Recently discovered prehistoric wall drawings illustrate a complex relationship between humans and animals deep in the Amazon rainforest, where creatures were treated simultaneously as a source of food and as a supernatural wonder.
The artwork was made using red ochre pigments on the rock walls of Cerro Azul, a hill located in Colombia’s portion of the Amazon. While the pictures have yet to be accurately dated, they have been made as far back as 10,500 BC, according to new research. The pictures include vivid depictions of deer, birds, lizards, turtles, and tapir, among other animals. In a study, researchers from the University of Exeter and several other schools examined samples of the drawings and compared them to remains found nearby.
Some animals, such as fish, were notable for how abundant they are in nature and in the found remains, but they rarely appeared in the rock art. Felines were also excluded from the imagery, despite some tribes in the area ascribing spiritual meaning to jaguars and other big cats.
Some of the art appears to show animal-human hybrids.

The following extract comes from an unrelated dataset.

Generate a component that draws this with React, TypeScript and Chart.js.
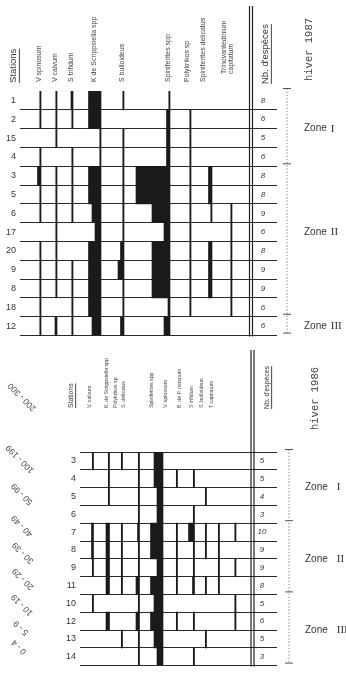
import React, { useEffect, useRef } from "react";
import { Chart, registerables } from "chart.js";

Chart.register(...registerables);

// ---------------- data ----------------
const abundanceClasses = ["0 - 4", "5 - 9", "10 - 19", "20 - 29", "30 - 39", "40 - 49", "50 - 99", "100 - 199", "200 - 300"];

const stations1987 = ["1", "2", "15", "4", "3", "5", "6", "17", "20", "9", "8", "18", "12"];
const species1987 = [
  "V spinosum", "V calvum", "S trifidum", "K de Scrippsiella spp", "S bulloideus",
  "Spiniferites spp", "Polykrikos sp", "Spiniferites delicatus", "Trinovantedinium capitatum",
];
// abundance class index (into abundanceClasses) per station (row) and species (column); null = absent
const classes1987: (number | null)[][] = [
  [0, 0, 1, 5, 0, 0, null, null, null],
  [0, 0, 0, 5, null, 2, 0, null, null],
  [null, 0, null, 0, 0, 2, 0, null, null],
  [0, null, 0, 0, 0, 2, 0, null, null],
  [2, 0, 0, 5, 0, 8, 0, 2, null],
  [0, 0, 0, 5, 0, 8, 0, 2, null],
  [0, 0, 0, 4, 0, 6, 0, 0, 0],
  [null, 0, null, 3, 0, 3, 0, null, 0],
  [0, 0, null, 5, 2, 6, 0, 2, 0],
  [0, 0, 0, 5, 3, 6, 0, 2, 0],
  [0, 0, 0, 5, 0, 6, 0, 2, 0],
  [0, null, 0, 5, 0, 1, 0, null, 0],
  [0, 1, 0, 4, 2, 3, null, null, null],
];
const nbSpecies1987 = [8, 6, 5, 6, 8, 8, 9, 6, 8, 9, 9, 6, 6];
const zones1987 = ["I", "II", "III"];
const zoneRows1987 = [[0, 3], [4, 11], [12, 12]];

const stations1986 = ["3", "4", "5", "6", "7", "8", "9", "11", "10", "12", "13", "14"];
const species1986 = [
  "V. calvum", "K. de Scrippsiella spp", "Polykrikos sp", "S. delicatus", "Spiniferites spp",
  "V. spinosum", "B. de P. minutum", "S trifidum", "S. bulloideus", "T capitatum",
];
const classes1986: (number | null)[][] = [
  [0, 0, 0, 0, 4, null, null, null, null, null],
  [null, 0, null, 0, 4, 0, 0, null, null, null],
  [null, 0, null, 0, 3, null, null, 0, null, null],
  [null, null, null, 0, 3, null, 0, null, null, null],
  [1, 2, 0, 1, 5, 0, 3, 0, 0, 0],
  [1, 2, 0, 0, 5, 0, 0, 0, 0, null],
  [0, 2, 0, 0, 3, 0, 0, null, 0, 0],
  [null, 2, 0, 2, 5, 0, 1, 0, 0, null],
  [0, null, null, 0, 4, null, null, null, null, 0],
  [null, 2, null, 2, 5, 0, 0, null, null, 0],
  [null, null, 0, 0, 4, null, null, 0, null, null],
  [null, null, null, 0, 3, null, 0, null, null, null],
];
const nbSpecies1986 = [5, 5, 4, 3, 10, 9, 9, 8, 5, 6, 5, 3];
const zones1986 = ["I", "II", "III"];
const zoneRows1986 = [[0, 3], [4, 7], [8, 11]];

// ---------------- layout / style ----------------
const CLASS_WIDTH = [1.2, 2, 3.5, 6, 9, 12.5, 18, 26, 34];
const INK = "#1a1a1a";
const TEXT = "#333";
const SANS = '"Liberation Sans", Arial, sans-serif';

type PanelCfg = {
  title: string;
  stations: string[];
  species: string[];
  classes: (number | null)[][];
  nb: number[];
  zones: string[];
  zoneRows: number[][];
  zoneLabelRow: (number | null)[];
  top: number;
  height: number;
  axisWidth: number;
  rowsTop: number;
  rowsBottom: number;
  xMax: number;
  anchors: number[];
  headerX: number[];
  headerBottom: number;
  headerFont: number;
  stationsX: number;
  stationsBottom: number;
  stationsFont: number;
  nbX: number;
  nbBottom: number;
  nbFont: number;
  nbValueX: number;
  doubleTop: number;
  doubleX: number;
  zoneX: number;
  zoneLabelX: number;
  zoneGap: number;
  titleX: number;
  titleBottom: number;
  hideTopLine: boolean;
  legend: boolean;
};

const panel1987: PanelCfg = {
  title: "hiver 1987",
  stations: stations1987,
  species: species1987,
  classes: classes1987,
  nb: nbSpecies1987,
  zones: zones1987,
  zoneRows: zoneRows1987,
  zoneLabelRow: [null, 7, null],
  top: 0,
  height: 345,
  axisWidth: 20,
  rowsTop: 91,
  rowsBottom: 337,
  xMax: 277,
  anchors: [41, 57, 73, 101, 124, 170, 191, 212, 232],
  headerX: [39, 55, 71, 94, 122, 168, 187, 203, 224],
  headerBottom: 82,
  headerFont: 7,
  stationsX: 13,
  stationsBottom: 83,
  stationsFont: 9.5,
  nbX: 265,
  nbBottom: 84,
  nbFont: 9.5,
  nbValueX: 263,
  doubleTop: 6,
  doubleX: 249.5,
  zoneX: 287,
  zoneLabelX: 304,
  zoneGap: 4,
  titleX: 309,
  titleBottom: 81,
  hideTopLine: true,
  legend: false,
};

const panel1986: PanelCfg = {
  title: "hiver 1986",
  stations: stations1986,
  species: species1986,
  classes: classes1986,
  nb: nbSpecies1986,
  zones: zones1986,
  zoneRows: zoneRows1986,
  zoneLabelRow: [null, null, null],
  top: 345,
  height: 330,
  axisWidth: 80,
  rowsTop: 107,
  rowsBottom: 329,
  xMax: 277,
  anchors: [93.5, 109.5, 122.5, 139.5, 163, 177.5, 194.5, 206.5, 219.5, 236],
  headerX: [90, 107, 116, 124, 152, 166, 180, 192, 202, 212],
  headerBottom: 63,
  headerFont: 5.2,
  stationsX: 71,
  stationsBottom: 63,
  stationsFont: 6.8,
  nbX: 267,
  nbBottom: 64,
  nbFont: 6.8,
  nbValueX: 262,
  doubleTop: 5,
  doubleX: 251,
  zoneX: 289,
  zoneLabelX: 305,
  zoneGap: 9,
  titleX: 315,
  titleBottom: 85,
  hideTopLine: false,
  legend: true,
};

// legend label centres (bottom panel canvas coords), listed from largest class to smallest
const LEGEND_POS = [
  [22, 52], [20, 114], [22, 149], [22, 181], [23, 208], [23, 234], [22, 260], [21, 283], [19, 302],
];

function vText(
  ctx: CanvasRenderingContext2D,
  text: string,
  x: number,
  yBottom: number,
  size: number,
  font: string,
  color: string,
  underline = false
) {
  ctx.save();
  ctx.translate(x, yBottom);
  ctx.rotate(-Math.PI / 2);
  ctx.font = font;
  ctx.fillStyle = color;
  ctx.textAlign = "left";
  ctx.textBaseline = "middle";
  ctx.fillText(text, 0, 0);
  if (underline) {
    const w = ctx.measureText(text).width;
    ctx.fillRect(0, size * 0.62, w, 0.9);
  }
  ctx.restore();
}

function makeOverlay(cfg: PanelCfg) {
  return {
    id: "overlay",
    afterDraw(chart: any) {
      const ctx: CanvasRenderingContext2D = chart.ctx;
      const xs = chart.scales.x;
      const ys = chart.scales.y;
      const n = cfg.stations.length;
      const rowH = (ys.bottom - ys.top) / n;
      const rowTop = (i: number) => ys.top + i * rowH;
      ctx.save();

      // species headers
      cfg.species.forEach((sp, j) => {
        const x = xs.getPixelForValue(cfg.headerX[j]);
        const f = `${cfg.headerFont}px ${SANS}`;
        if (sp === "Trinovantedinium capitatum") {
          vText(ctx, "Trinovantedinium", x, cfg.headerBottom - 8, cfg.headerFont, f, "#444");
          vText(ctx, "capitatum", x + cfg.headerFont * 0.95, cfg.headerBottom - 8, cfg.headerFont, f, "#444");
        } else {
          vText(ctx, sp, x, cfg.headerBottom, cfg.headerFont, f, "#444");
        }
      });

      // "Stations" and "Nb. d'espèces"
      vText(ctx, "Stations", cfg.stationsX, cfg.stationsBottom, cfg.stationsFont,
        `${cfg.stationsFont}px ${SANS}`, TEXT, true);
      vText(ctx, "Nb. d'espèces", cfg.nbX, cfg.nbBottom, cfg.nbFont,
        `${cfg.nbFont}px ${SANS}`, TEXT, true);

      // double line
      ctx.strokeStyle = "#222";
      ctx.lineWidth = 1.2;
      [cfg.doubleX, cfg.doubleX + 3].forEach((x) => {
        ctx.beginPath();
        ctx.moveTo(x, cfg.doubleTop);
        ctx.lineTo(x, ys.bottom + 1);
        ctx.stroke();
      });

      // species counts
      ctx.fillStyle = TEXT;
      ctx.font = `italic 8px ${SANS}`;
      ctx.textAlign = "center";
      ctx.textBaseline = "middle";
      cfg.nb.forEach((v, i) => {
        ctx.fillText(String(v), cfg.nbValueX, ys.getPixelForTick(i));
      });

      // zones
      const zTop = rowTop(cfg.zoneRows[0][0]) - 2.5;
      const zBot = rowTop(cfg.zoneRows[cfg.zoneRows.length - 1][1] + 1) - 2;
      ctx.strokeStyle = "#777";
      ctx.lineWidth = 1;
      ctx.setLineDash([1.2, 2]);
      ctx.beginPath();
      ctx.moveTo(cfg.zoneX, zTop);
      ctx.lineTo(cfg.zoneX, zBot);
      ctx.stroke();
      ctx.setLineDash([]);
      ctx.strokeStyle = "#555";
      const ticks = [zTop, ...cfg.zoneRows.map((r) => rowTop(r[1] + 1) - 2.5)];
      ticks.forEach((y) => {
        ctx.beginPath();
        ctx.moveTo(cfg.zoneX - 4, y);
        ctx.lineTo(cfg.zoneX + 4, y);
        ctx.stroke();
      });
      cfg.zones.forEach((z, k) => {
        const [a, b] = cfg.zoneRows[k];
        const lr = cfg.zoneLabelRow[k];
        const y = lr != null ? ys.getPixelForTick(lr) : (rowTop(a) + rowTop(b + 1)) / 2;
        ctx.fillStyle = TEXT;
        ctx.textAlign = "left";
        ctx.textBaseline = "middle";
        ctx.font = `10px ${SANS}`;
        ctx.fillText("Zone", cfg.zoneLabelX, y);
        const w = ctx.measureText("Zone").width;
        ctx.font = `11px "Liberation Serif", serif`;
        ctx.fillText(z, cfg.zoneLabelX + w + cfg.zoneGap, y);
      });

      // title
      vText(ctx, cfg.title, cfg.titleX, cfg.titleBottom, 10.5,
        `10.5px "Liberation Mono", "DejaVu Sans Mono", monospace`, "#444");

      // abundance class legend
      if (cfg.legend) {
        const labels = abundanceClasses.slice().reverse();
        ctx.fillStyle = "#444";
        ctx.font = `8.5px ${SANS}`;
        ctx.textAlign = "center";
        ctx.textBaseline = "middle";
        labels.forEach((t, i) => {
          const [cx, cy] = LEGEND_POS[i];
          ctx.save();
          ctx.translate(cx, cy);
          ctx.rotate((-3 * Math.PI) / 4);
          ctx.fillText(t, 0, 0);
          ctx.restore();
        });
      }
      ctx.restore();
    },
  };
}

function Panel({ cfg }: { cfg: PanelCfg }) {
  const ref = useRef<HTMLCanvasElement>(null);
  useEffect(() => {
    const datasets = cfg.species.map((sp, j) => ({
      label: sp,
      data: cfg.classes.map((row) =>
        row[j] == null ? null : [cfg.anchors[j] - CLASS_WIDTH[row[j] as number], cfg.anchors[j]]
      ),
      backgroundColor: INK,
      borderWidth: 0,
      grouped: false,
      barPercentage: 1,
      categoryPercentage: 1,
    }));
    const chart = new Chart(ref.current as HTMLCanvasElement, {
      type: "bar",
      data: { labels: cfg.stations, datasets: datasets as any },
      options: {
        responsive: false,
        maintainAspectRatio: false,
        animation: false,
        indexAxis: "y",
        layout: {
          padding: {
            top: cfg.rowsTop,
            bottom: cfg.height - cfg.rowsBottom,
            left: 0,
            right: 346 - cfg.xMax,
          },
        },
        plugins: {
          legend: { display: false },
          tooltip: { enabled: false },
        },
        scales: {
          x: { type: "linear", display: false, min: cfg.axisWidth, max: cfg.xMax },
          y: {
            type: "category",
            offset: true,
            afterFit: (s: any) => {
              s.width = cfg.axisWidth;
            },
            border: { display: false },
            grid: {
              offset: true,
              drawTicks: false,
              lineWidth: 1,
              color: (c: any) => (cfg.hideTopLine && c.index === 0 ? "rgba(0,0,0,0)" : "#2a2a2a"),
            },
            ticks: {
              autoSkip: false,
              padding: 4,
              color: TEXT,
              font: { family: "Liberation Sans", size: 9 },
            },
          },
        } as any,
      },
      plugins: [makeOverlay(cfg)],
    });
    return () => chart.destroy();
  }, [cfg]);
  return (
    <canvas
      ref={ref}
      width={346}
      height={cfg.height}
      style={{ position: "absolute", left: 0, top: cfg.top, width: 346, height: cfg.height }}
    />
  );
}

export default function App() {
  return (
    <div
      style={{
        position: "fixed",
        left: 0,
        top: 0,
        width: 346,
        height: 675,
        background: "#fff",
        overflow: "hidden",
      }}
    >
      <Panel cfg={panel1987} />
      <Panel cfg={panel1986} />
    </div>
  );
}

While it’s uncertain exactly what meaning the artists were trying to express, “They certainly do offer greater nuance to our understanding of the power of myths in indigenous communities,” said Jose Iriarte, a professor at Exeter who worked on the study, in a statement. “They are particularly revealing when it comes to more cosmological aspects of Amazonian life, such as what is considered taboo, where power resides, and how negotiations with the supernatural were conducted.”
Scientific work in this region has been hindered by political unrest in Colombia. After a 2016 peace agreement between the government and the FARC militia, new archaeological missions began in the area, including the one that found the Cerro Azul artwork in 2017. The resulting research has shown that societies that lived in this part of the Amazon were mobile and relied on fishing, hunting, and gathering. But the paintings indicate the relationship between those people and the abundant fauna around them extended far beyond just sustenance, including seeing them as supernatural beings that were the subject of rituals.

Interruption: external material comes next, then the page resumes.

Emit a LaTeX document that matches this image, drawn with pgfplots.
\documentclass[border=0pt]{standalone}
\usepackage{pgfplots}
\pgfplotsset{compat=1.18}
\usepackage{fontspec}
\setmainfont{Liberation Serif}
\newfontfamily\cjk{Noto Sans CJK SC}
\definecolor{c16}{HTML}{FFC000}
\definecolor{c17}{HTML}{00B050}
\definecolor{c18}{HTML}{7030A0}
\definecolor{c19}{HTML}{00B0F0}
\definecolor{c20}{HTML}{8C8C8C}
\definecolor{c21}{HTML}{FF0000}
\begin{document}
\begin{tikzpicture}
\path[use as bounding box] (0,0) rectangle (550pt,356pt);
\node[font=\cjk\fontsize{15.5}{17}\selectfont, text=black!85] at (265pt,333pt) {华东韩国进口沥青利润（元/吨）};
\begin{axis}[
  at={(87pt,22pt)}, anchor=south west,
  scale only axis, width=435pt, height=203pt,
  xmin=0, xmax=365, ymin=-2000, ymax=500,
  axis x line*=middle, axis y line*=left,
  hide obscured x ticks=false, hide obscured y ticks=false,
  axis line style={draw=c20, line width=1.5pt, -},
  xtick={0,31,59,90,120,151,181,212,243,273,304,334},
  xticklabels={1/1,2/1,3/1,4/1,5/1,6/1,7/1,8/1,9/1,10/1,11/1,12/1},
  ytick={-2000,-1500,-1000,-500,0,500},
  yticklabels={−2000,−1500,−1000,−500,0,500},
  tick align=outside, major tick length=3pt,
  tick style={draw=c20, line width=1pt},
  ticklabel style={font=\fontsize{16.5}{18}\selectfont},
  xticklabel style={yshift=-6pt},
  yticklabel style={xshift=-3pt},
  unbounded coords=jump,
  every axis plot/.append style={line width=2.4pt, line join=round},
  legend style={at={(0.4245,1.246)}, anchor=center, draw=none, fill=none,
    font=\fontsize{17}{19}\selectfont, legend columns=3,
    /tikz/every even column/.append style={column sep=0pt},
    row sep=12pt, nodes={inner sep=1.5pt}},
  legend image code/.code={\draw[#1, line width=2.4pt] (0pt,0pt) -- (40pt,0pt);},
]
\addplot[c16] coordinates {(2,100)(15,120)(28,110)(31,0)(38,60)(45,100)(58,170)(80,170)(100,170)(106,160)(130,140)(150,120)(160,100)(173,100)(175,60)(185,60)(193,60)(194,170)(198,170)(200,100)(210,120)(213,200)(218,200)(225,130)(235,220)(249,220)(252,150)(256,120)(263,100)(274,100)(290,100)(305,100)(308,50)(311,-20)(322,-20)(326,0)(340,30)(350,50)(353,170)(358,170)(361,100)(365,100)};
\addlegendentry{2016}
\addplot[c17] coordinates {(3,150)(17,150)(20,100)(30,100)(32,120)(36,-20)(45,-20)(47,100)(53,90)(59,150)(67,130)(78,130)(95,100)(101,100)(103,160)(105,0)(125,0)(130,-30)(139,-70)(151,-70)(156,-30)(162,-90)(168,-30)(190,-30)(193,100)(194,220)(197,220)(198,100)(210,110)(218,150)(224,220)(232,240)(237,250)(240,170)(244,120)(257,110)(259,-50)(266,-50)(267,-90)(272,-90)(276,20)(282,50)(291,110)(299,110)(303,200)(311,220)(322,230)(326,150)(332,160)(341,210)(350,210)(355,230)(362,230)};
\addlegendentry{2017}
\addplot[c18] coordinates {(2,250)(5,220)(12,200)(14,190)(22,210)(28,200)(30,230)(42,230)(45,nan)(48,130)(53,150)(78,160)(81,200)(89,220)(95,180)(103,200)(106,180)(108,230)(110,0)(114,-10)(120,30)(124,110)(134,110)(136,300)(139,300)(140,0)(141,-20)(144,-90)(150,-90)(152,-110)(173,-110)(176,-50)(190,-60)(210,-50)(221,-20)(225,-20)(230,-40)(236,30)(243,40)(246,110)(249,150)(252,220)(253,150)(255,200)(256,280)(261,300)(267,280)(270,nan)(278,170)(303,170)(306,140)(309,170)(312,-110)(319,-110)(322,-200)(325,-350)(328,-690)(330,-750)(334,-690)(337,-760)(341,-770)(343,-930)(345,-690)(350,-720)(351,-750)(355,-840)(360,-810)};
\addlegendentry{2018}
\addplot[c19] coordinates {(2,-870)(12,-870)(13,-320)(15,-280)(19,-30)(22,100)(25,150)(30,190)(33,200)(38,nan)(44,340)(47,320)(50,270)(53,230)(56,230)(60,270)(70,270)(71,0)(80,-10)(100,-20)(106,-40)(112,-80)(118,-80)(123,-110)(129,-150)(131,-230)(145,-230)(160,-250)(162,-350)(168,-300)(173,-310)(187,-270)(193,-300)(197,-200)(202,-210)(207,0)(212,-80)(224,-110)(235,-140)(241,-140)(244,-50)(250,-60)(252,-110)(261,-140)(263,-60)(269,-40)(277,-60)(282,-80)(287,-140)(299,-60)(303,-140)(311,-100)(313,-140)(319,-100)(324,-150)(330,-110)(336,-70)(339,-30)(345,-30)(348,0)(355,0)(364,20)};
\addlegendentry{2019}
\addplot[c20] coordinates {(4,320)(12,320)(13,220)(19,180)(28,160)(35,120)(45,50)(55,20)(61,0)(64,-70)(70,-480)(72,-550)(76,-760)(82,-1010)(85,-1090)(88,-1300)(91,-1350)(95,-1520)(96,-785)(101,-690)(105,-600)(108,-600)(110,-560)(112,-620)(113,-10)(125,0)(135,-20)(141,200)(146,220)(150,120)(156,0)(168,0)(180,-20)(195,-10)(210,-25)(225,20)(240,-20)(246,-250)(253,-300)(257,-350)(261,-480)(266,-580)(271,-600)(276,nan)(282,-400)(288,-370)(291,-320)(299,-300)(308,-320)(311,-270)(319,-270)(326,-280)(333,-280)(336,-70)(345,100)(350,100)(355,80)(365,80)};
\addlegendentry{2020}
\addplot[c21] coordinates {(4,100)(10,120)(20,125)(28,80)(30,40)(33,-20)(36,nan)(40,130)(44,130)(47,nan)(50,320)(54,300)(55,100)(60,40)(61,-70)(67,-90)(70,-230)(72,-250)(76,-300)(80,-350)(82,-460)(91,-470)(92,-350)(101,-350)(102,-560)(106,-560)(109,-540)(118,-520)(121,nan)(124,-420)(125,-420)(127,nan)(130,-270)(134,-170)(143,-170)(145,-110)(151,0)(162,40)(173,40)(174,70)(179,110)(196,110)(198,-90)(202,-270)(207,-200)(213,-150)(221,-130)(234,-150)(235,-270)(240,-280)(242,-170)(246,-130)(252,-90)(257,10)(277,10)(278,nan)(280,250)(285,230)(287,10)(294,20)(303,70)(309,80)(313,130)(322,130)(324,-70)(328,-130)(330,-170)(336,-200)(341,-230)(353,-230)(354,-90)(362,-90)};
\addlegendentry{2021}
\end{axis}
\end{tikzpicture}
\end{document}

“These rock art sites include the earliest evidence of humans in western Amazonia, dating back 12,500 years ago,” said Mark Robinson, an associate professor at Exeter. “As such, the art is an amazing insight into how these first settlers understood their place in the world and how they formed relationships with animals.”
In the study, the researchers warn against trying to ascribe modern worldviews to the creators, especially those that “downplay the sophisticated spiritually” of Indigenous groups. Instead, we should appreciate the ancient artwork for what it can teach us about societies that interpreted the relationship between humans and nature as reciprocal and interconnected.